_Task brief_
Give an exact copy of every line, leaving images out.

★ ★ ★ ★ ★ ★ ★

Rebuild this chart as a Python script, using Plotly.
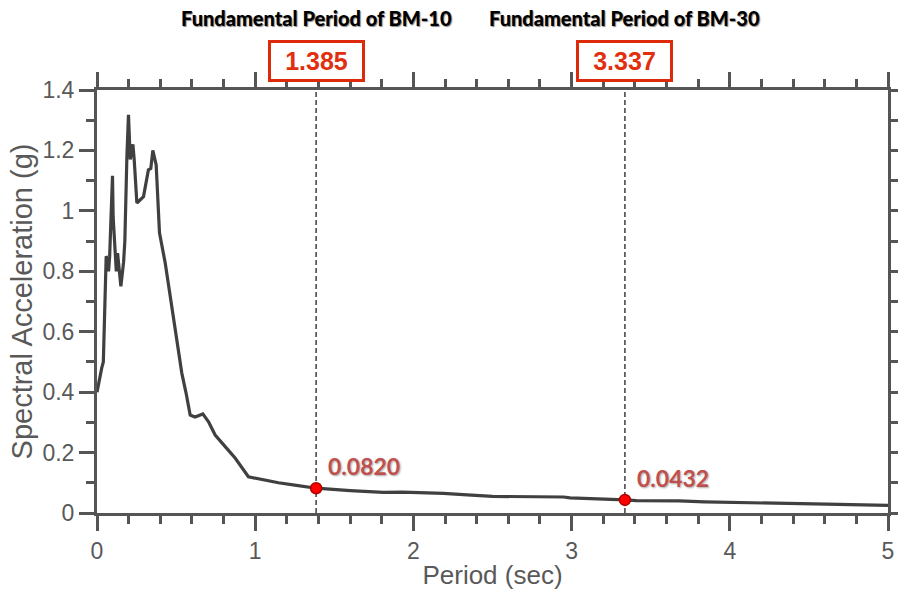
import plotly.graph_objects as go

# ---- data ----
period = [0.0, 0.01, 0.03, 0.04, 0.052, 0.058, 0.066, 0.073, 0.08, 0.098, 0.102,
          0.115, 0.122, 0.13, 0.151, 0.168, 0.176, 0.189, 0.199, 0.21, 0.227, 0.235,
          0.252, 0.294, 0.325, 0.34, 0.353, 0.374, 0.395, 0.431, 0.462, 0.494,
          0.536, 0.563, 0.589, 0.62, 0.669, 0.705, 0.747, 0.82, 0.873, 0.957,
          1.04, 1.147, 1.25, 1.385, 1.6, 1.81, 1.93, 2.19, 2.34, 2.5, 2.95, 2.99,
          3.337, 3.41, 3.68, 3.84, 4.53, 5.0]
sa = [0.40, 0.43, 0.48, 0.50, 0.70, 0.85, 0.84, 0.80, 0.85, 1.116, 0.98,
      0.86, 0.80, 0.86, 0.75, 0.83, 0.90, 1.18, 1.318, 1.17, 1.22, 1.17,
      1.026, 1.047, 1.136, 1.14, 1.20, 1.152, 0.927, 0.828, 0.716, 0.606,
      0.463, 0.397, 0.324, 0.318, 0.328, 0.302, 0.258, 0.214, 0.182, 0.120,
      0.111, 0.100, 0.092, 0.082, 0.074, 0.068, 0.069, 0.065, 0.060, 0.055, 0.053, 0.050,
      0.0432, 0.041, 0.040, 0.037, 0.030, 0.025]

fund_periods = [1.385, 3.337]
fund_sa = [0.0820, 0.0432]
fund_names = ["Fundamental Period of BM-10", "Fundamental Period of BM-30"]
period_labels = ["1.385", "3.337"]
sa_labels = ["0.0820", "0.0432"]

x_ticks = [0, 1, 2, 3, 4, 5]
y_ticks = [0, 0.2, 0.4, 0.6, 0.8, 1.0, 1.2, 1.4]
y_tick_text = ["0", "0.2", "0.4", "0.6", "0.8", "1", "1.2", "1.4"]

AX = "#555555"
TXT = "#595959"

fig = go.Figure()
fig.add_trace(go.Scatter(x=period, y=sa, mode="lines",
                         line=dict(color="#404040", width=3.2),
                         hoverinfo="skip", showlegend=False))
fig.add_trace(go.Scatter(x=fund_periods, y=fund_sa, mode="markers",
                         marker=dict(color="#ff0000", size=11,
                                     line=dict(color="#b00000", width=1.5)),
                         showlegend=False))

for p in fund_periods:
    fig.add_shape(type="line", xref="x", yref="paper", x0=p, x1=p, y0=0, y1=1,
                  line=dict(color="#404040", width=1.5, dash="5px,3px"), layer="below")

for p, name, plab, slab, s in zip(fund_periods, fund_names, period_labels, sa_labels, fund_sa):
    fig.add_annotation(x=p, xref="x", y=1, yref="paper", yanchor="middle", yshift=72,
                       text=name, showarrow=False,
                       font=dict(family="Lato, Open Sans, sans-serif", size=20,
                                 color="#000000", weight=900, shadow="1px 1px 1px #888"))
    fig.add_annotation(x=p, xref="x", y=1, yref="paper", yanchor="bottom", yshift=8,
                       text=plab, showarrow=False, width=85, height=30,
                       borderwidth=3, bordercolor="#dd2a0a", borderpad=3, bgcolor="#ffffff",
                       font=dict(family="Liberation Sans, Arial, sans-serif", size=25,
                                 color="#e0300f", weight="bold"))
    fig.add_annotation(x=p, xref="x", y=s, yref="y", xanchor="left", yanchor="middle",
                       xshift=10, yshift=22, text=slab, showarrow=False,
                       font=dict(family="Lato, Open Sans, sans-serif", size=23,
                                 color="#c0504d", weight="bold", shadow="1px 1px 2px #aaa"))

axis_common = dict(showline=True, linecolor=AX, linewidth=3, mirror="ticks",
                   ticks="outside", tickcolor=AX, tickwidth=3, ticklen=15,
                   showgrid=False, zeroline=False, automargin=False,
                   tickfont=dict(family="Liberation Sans, Arial, sans-serif", size=23, color=TXT))

fig.update_xaxes(range=[0, 5], tickvals=x_ticks,
                 minor=dict(dtick=0.2, ticks="outside", ticklen=8, tickwidth=3, tickcolor=AX, showgrid=False),
                 title=dict(text="Period (sec)", standoff=4,
                            font=dict(family="Liberation Sans Narrow, Arial Narrow, Liberation Sans, Arial",
                                      size=26, color=TXT)),
                 **axis_common)
fig.update_yaxes(range=[0, 1.4], tickvals=y_ticks, ticktext=y_tick_text,
                 minor=dict(dtick=0.1, ticks="outside", ticklen=8, tickwidth=3, tickcolor=AX, showgrid=False),
                 title=dict(text="Spectral Acceleration (g)", standoff=2,
                            font=dict(family="Liberation Sans Narrow, Arial Narrow, Liberation Sans, Arial",
                                      size=29, color=TXT)),
                 **axis_common)

fig.update_layout(width=898, height=595, margin=dict(l=97, r=10, t=90, b=82),
                  paper_bgcolor="white", plot_bgcolor="white", showlegend=False)

fig.write_html("out.html")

★ ★ ★ ★ ★ ★ ★

_Response for this exercise_
Rebuild this chart as a Python script, using Plotly.
import plotly.graph_objects as go

# ---- data ----
period = [0.0, 0.01, 0.03, 0.04, 0.052, 0.058, 0.066, 0.073, 0.08, 0.098, 0.102,
          0.115, 0.122, 0.13, 0.151, 0.168, 0.176, 0.189, 0.199, 0.21, 0.227, 0.235,
          0.252, 0.294, 0.325, 0.34, 0.353, 0.374, 0.395, 0.431, 0.462, 0.494,
          0.536, 0.563, 0.589, 0.62, 0.669, 0.705, 0.747, 0.82, 0.873, 0.957,
          1.04, 1.147, 1.25, 1.385, 1.6, 1.81, 1.93, 2.19, 2.34, 2.5, 2.95, 2.99,
          3.337, 3.41, 3.68, 3.84, 4.53, 5.0]
sa = [0.40, 0.43, 0.48, 0.50, 0.70, 0.85, 0.84, 0.80, 0.85, 1.116, 0.98,
      0.86, 0.80, 0.86, 0.75, 0.83, 0.90, 1.18, 1.318, 1.17, 1.22, 1.17,
      1.026, 1.047, 1.136, 1.14, 1.20, 1.152, 0.927, 0.828, 0.716, 0.606,
      0.463, 0.397, 0.324, 0.318, 0.328, 0.302, 0.258, 0.214, 0.182, 0.120,
      0.111, 0.100, 0.092, 0.082, 0.074, 0.068, 0.069, 0.065, 0.060, 0.055, 0.053, 0.050,
      0.0432, 0.041, 0.040, 0.037, 0.030, 0.025]

fund_periods = [1.385, 3.337]
fund_sa = [0.0820, 0.0432]
fund_names = ["Fundamental Period of BM-10", "Fundamental Period of BM-30"]
period_labels = ["1.385", "3.337"]
sa_labels = ["0.0820", "0.0432"]

x_ticks = [0, 1, 2, 3, 4, 5]
y_ticks = [0, 0.2, 0.4, 0.6, 0.8, 1.0, 1.2, 1.4]
y_tick_text = ["0", "0.2", "0.4", "0.6", "0.8", "1", "1.2", "1.4"]

AX = "#555555"
TXT = "#595959"

fig = go.Figure()
fig.add_trace(go.Scatter(x=period, y=sa, mode="lines",
                         line=dict(color="#404040", width=3.2),
                         hoverinfo="skip", showlegend=False))
fig.add_trace(go.Scatter(x=fund_periods, y=fund_sa, mode="markers",
                         marker=dict(color="#ff0000", size=11,
                                     line=dict(color="#b00000", width=1.5)),
                         showlegend=False))

for p in fund_periods:
    fig.add_shape(type="line", xref="x", yref="paper", x0=p, x1=p, y0=0, y1=1,
                  line=dict(color="#404040", width=1.5, dash="5px,3px"), layer="below")

for p, name, plab, slab, s in zip(fund_periods, fund_names, period_labels, sa_labels, fund_sa):
    fig.add_annotation(x=p, xref="x", y=1, yref="paper", yanchor="middle", yshift=72,
                       text=name, showarrow=False,
                       font=dict(family="Lato, Open Sans, sans-serif", size=20,
                                 color="#000000", weight=900, shadow="1px 1px 1px #888"))
    fig.add_annotation(x=p, xref="x", y=1, yref="paper", yanchor="bottom", yshift=8,
                       text=plab, showarrow=False, width=85, height=30,
                       borderwidth=3, bordercolor="#dd2a0a", borderpad=3, bgcolor="#ffffff",
                       font=dict(family="Liberation Sans, Arial, sans-serif", size=25,
                                 color="#e0300f", weight="bold"))
    fig.add_annotation(x=p, xref="x", y=s, yref="y", xanchor="left", yanchor="middle",
                       xshift=10, yshift=22, text=slab, showarrow=False,
                       font=dict(family="Lato, Open Sans, sans-serif", size=23,
                                 color="#c0504d", weight="bold", shadow="1px 1px 2px #aaa"))

axis_common = dict(showline=True, linecolor=AX, linewidth=3, mirror="ticks",
                   ticks="outside", tickcolor=AX, tickwidth=3, ticklen=15,
                   showgrid=False, zeroline=False, automargin=False,
                   tickfont=dict(family="Liberation Sans, Arial, sans-serif", size=23, color=TXT))

fig.update_xaxes(range=[0, 5], tickvals=x_ticks,
                 minor=dict(dtick=0.2, ticks="outside", ticklen=8, tickwidth=3, tickcolor=AX, showgrid=False),
                 title=dict(text="Period (sec)", standoff=4,
                            font=dict(family="Liberation Sans Narrow, Arial Narrow, Liberation Sans, Arial",
                                      size=26, color=TXT)),
                 **axis_common)
fig.update_yaxes(range=[0, 1.4], tickvals=y_ticks, ticktext=y_tick_text,
                 minor=dict(dtick=0.1, ticks="outside", ticklen=8, tickwidth=3, tickcolor=AX, showgrid=False),
                 title=dict(text="Spectral Acceleration (g)", standoff=2,
                            font=dict(family="Liberation Sans Narrow, Arial Narrow, Liberation Sans, Arial",
                                      size=29, color=TXT)),
                 **axis_common)

fig.update_layout(width=898, height=595, margin=dict(l=97, r=10, t=90, b=82),
                  paper_bgcolor="white", plot_bgcolor="white", showlegend=False)

fig.write_html("out.html")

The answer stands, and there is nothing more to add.